Con il decreto Ristori, pubblicato in Gazzetta Ufficiale due giorni fa, vedono il loro ingresso nell’era telematica del processo penale anche le indagini preliminari. Dopo i tentativi di introdurre il processo penale da remoto, ribaditi anche in questo provvedimento e che non trovano e non troveranno il favore dei penalisti in virtù dell’intangibilità del principio dell’oralità, cardine della formazione in contraddittorio della prova nel processo penale (per quanto concerne, dunque, la fase dibattimentale), si può accogliere con discreto apprezzamento quest’ultima novella.

Senza dubbio può essere considerata una rivoluzione la previsione del deposito di taluni atti, memorie difensive, documenti, richieste e istanze mediante i portali telematici delle Procure della Repubblica, così come l’aver conferito valore legale al deposito a mezzo posta elettronica certificata di atti diversi da quelli menzionati. In tal modo, non solo si riduce il rischio di contagio da Covid-19 grazie alla ridotta presenza di persone negli uffici giudiziari, ma si abbassano sensibilmente i costi, in termini di risorse economiche e personali, dei difensori.
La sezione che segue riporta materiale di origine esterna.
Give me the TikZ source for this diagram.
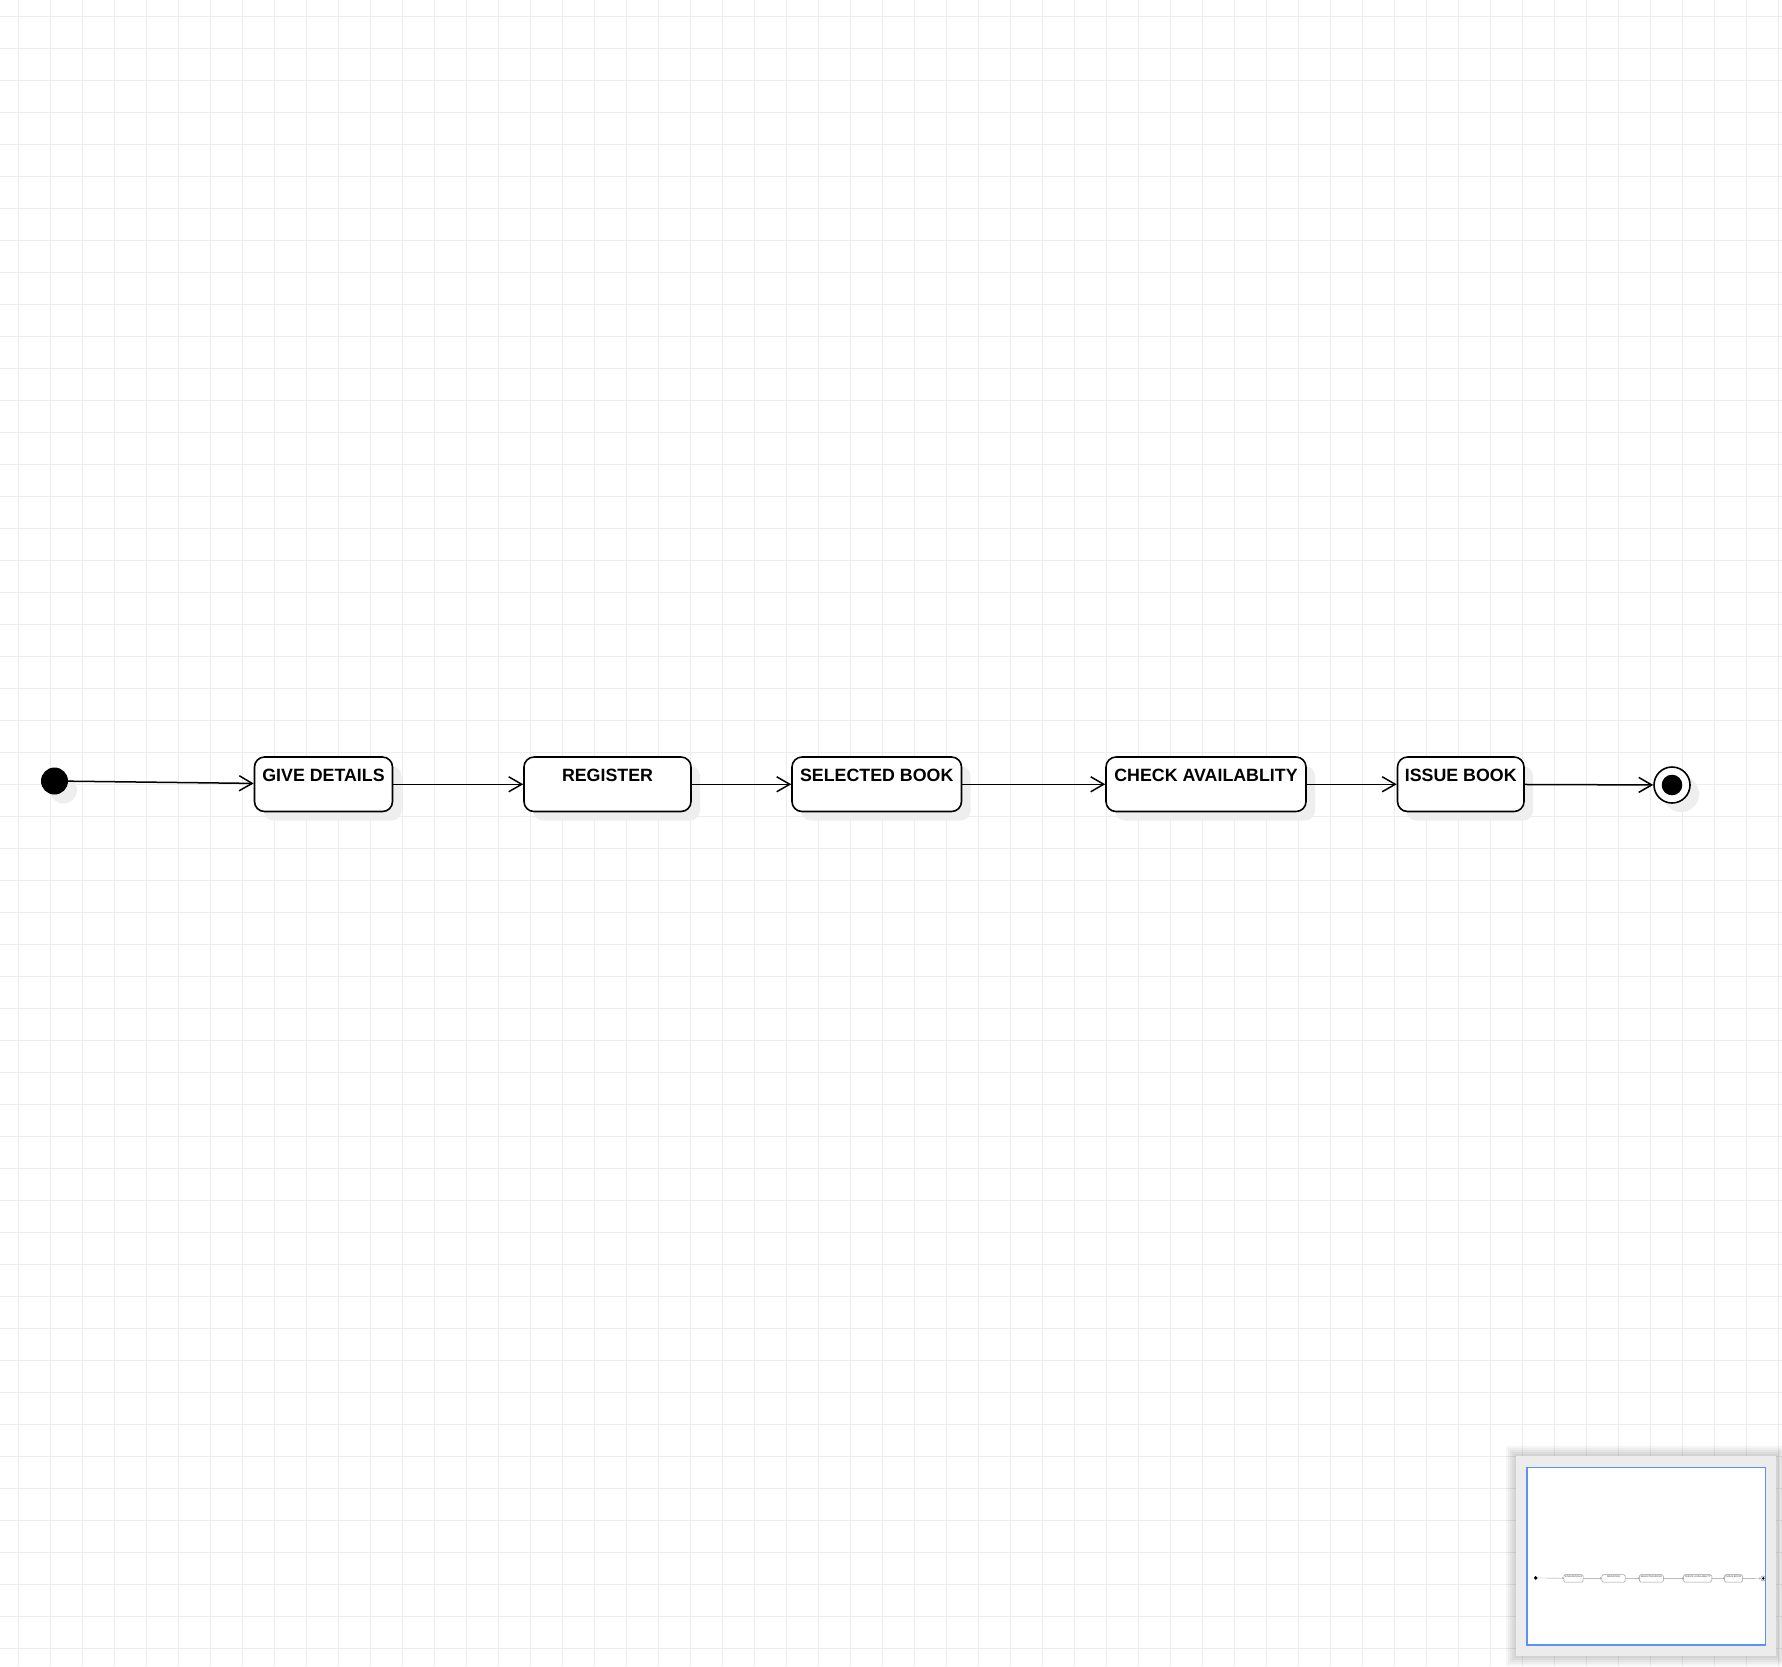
\documentclass[tikz,border=0pt]{standalone}
\usepackage{fontspec}
\setmainfont{Liberation Sans}
\usetikzlibrary{arrows.meta,shadows}

\definecolor{gridgray}{RGB}{236,236,236}
\definecolor{shadegray}{RGB}{238,238,238}
\definecolor{panelgray}{RGB}{236,236,236}
\definecolor{viewblue}{RGB}{95,145,245}

\tikzset{
  shadowed/.style={drop shadow={shadow xshift=9pt,shadow yshift=-9pt,fill=shadegray,opacity=1}},
  outline/.style={draw=black, line width=1.6pt},
  boxround/.style={rounded corners=10pt},
  statebox/.style={shadowed, outline, rectangle, boxround, fill=white,
    minimum height=54.5pt, inner xsep=4pt, inner ysep=10pt,
    text height=14pt, text depth=20.5pt,
    font=\fontsize{17.8}{20}\selectfont\bfseries},
  startdot/.style={shadowed, circle, fill=black, minimum size=27pt, inner sep=0pt},
  enddot/.style={shadowed, circle, outline, fill=white, minimum size=36pt, inner sep=0pt},
  endcore/.style={circle, fill=black, minimum size=20.6pt, inner sep=0pt},
  flow/.style={draw=black, line width=1.5pt, -{Straight Barb[length=13pt,width=15pt]}},
  gridline/.style={draw=gridgray, line width=1pt},
}

% the state chart, with a prefix for its node names
\newcommand\librarychart[1]{%
  \node[startdot] (#1init) at (54.5,781) {};
  \node[statebox, minimum width=138pt]   (#1give) at (323.5,784.25)  {GIVE DETAILS};
  \node[statebox, minimum width=167pt]   (#1reg)  at (607.5,784.25)  {REGISTER};
  \node[statebox, minimum width=169.5pt] (#1sel)  at (876.75,784.25) {SELECTED BOOK};
  \node[statebox, minimum width=200pt]   (#1chk)  at (1206,784.25)   {CHECK AVAILABLITY};
  \node[statebox, minimum width=126.5pt] (#1iss)  at (1460.75,784.25){ISSUE BOOK};
  \node[enddot] (#1fin) at (1672,785) {};
  \node[endcore] (#1fincore) at (#1fin) {};
  \draw[flow] (#1init) -- (#1give);
  \draw[flow] (#1give) -- (#1reg);
  \draw[flow] (#1reg) -- (#1sel);
  \draw[flow] (#1sel) -- (#1chk);
  \draw[flow] (#1chk) -- (#1iss);
  \draw[flow] (#1iss) -- (#1fin);
}

\begin{document}
\begin{tikzpicture}[x=1pt,y=-1pt]
  \useasboundingbox (0,0) rectangle (1782,1666);
  \fill[white] (0,0) rectangle (1782,1666);

  % background grid
  \foreach \gx in {18,50,...,1778} \draw[gridline] (\gx,0) -- (\gx,1666);
  \foreach \gy in {16,48,...,1648} \draw[gridline] (0,\gy) -- (1782,\gy);

  % main chart
  \librarychart{}

  % overview panel
  \foreach \d in {10,8,6,4,2}
    \fill[black, opacity=0.035] (1516-\d,1456-\d) rectangle (1776+\d,1656+\d);
  \fill[panelgray] (1516,1456) rectangle (1776,1656);
  \fill[white] (1526.7,1467.3) rectangle (1765.3,1644.7);
  \begin{scope}[shift={(1528,1468)}, scale=0.1407, transform shape,
      shadowed/.style={},
      boxround/.style={rounded corners=1.4pt},
      outline/.style={draw=black!40, line width=0.5pt},
      flow/.style={draw=black!40, line width=0.4pt, -{Straight Barb[length=1.2pt,width=1.6pt]}},
      every node/.append style={text=black!55}]
    \librarychart{mini}
  \end{scope}
  \draw[viewblue, line width=1.6pt] (1526.7,1467.3) rectangle (1765.3,1644.7);
\end{tikzpicture}
\end{document}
La vera novità, però, è costituita dalla possibilità del compimento di taluni atti di indagine da remoto, i quali richiedono la partecipazione della persona sottoposta alle indagini, della persona offesa, del difensore (salvo che questi si opponga quando l’atto richiede la sua presenza), di consulenti o di esperti. Il decreto, quindi, prevede che tali soggetti possano essere ascoltati recandosi presso l’ufficio di polizia giudiziaria più vicino al luogo di residenza, sempre che quest’ultimo sia dotato della strumentazione idonea al compimento dell’atto anche in termini disegretezza di quest’ultimo; il difensore può partecipare telematicamente dal proprio studio oppure può decidere di presenziare dal sito in cui è presente il suo assistito.

Ciò che, dunque, appare teoricamente un vantaggio in termini di contenimento del contagio da Covid-19 (questa è la motivazione ufficiale, anche se le prospettazioni sono di periodo pre-pandemia), non si può non sollevare perplessità sul maggiore impiego di risorse. È noto agli addetti ai lavori, difatti, che nella maggior parte dei casi il pubblico ministero delega il compimento dei citati atti di indagine alla polizia giudiziaria presente nel proprio ufficio o a quella territorialmente competente; quest’ultima, poi, trasmette celermente l’atto alla Procura. Ebbene, se un interrogatorio deve essere svolto da remoto dalla polizia giudiziaria in organico alla Procura, e l’indagato o la persona offesa presenzia da remoto affiancato da altro organo di polizia, appare pacifico che le risorse impegnate saranno raddoppiate (e, quindi, i costi) per il conseguimento del medesimo scopo. Probabilmente, per tale motivo, sarebbe stato più utile prevedere che quanto meno l’interrogatorio della persona sottoposta a indagini fosse svolto presso lo studio del difensore. Questa e altre considerazioni, comunque, potrebbero vedersi concretizzate in sede di conversione del decreto Ristori in un testo legislativo più raffinato e adeguato ai casi concreti.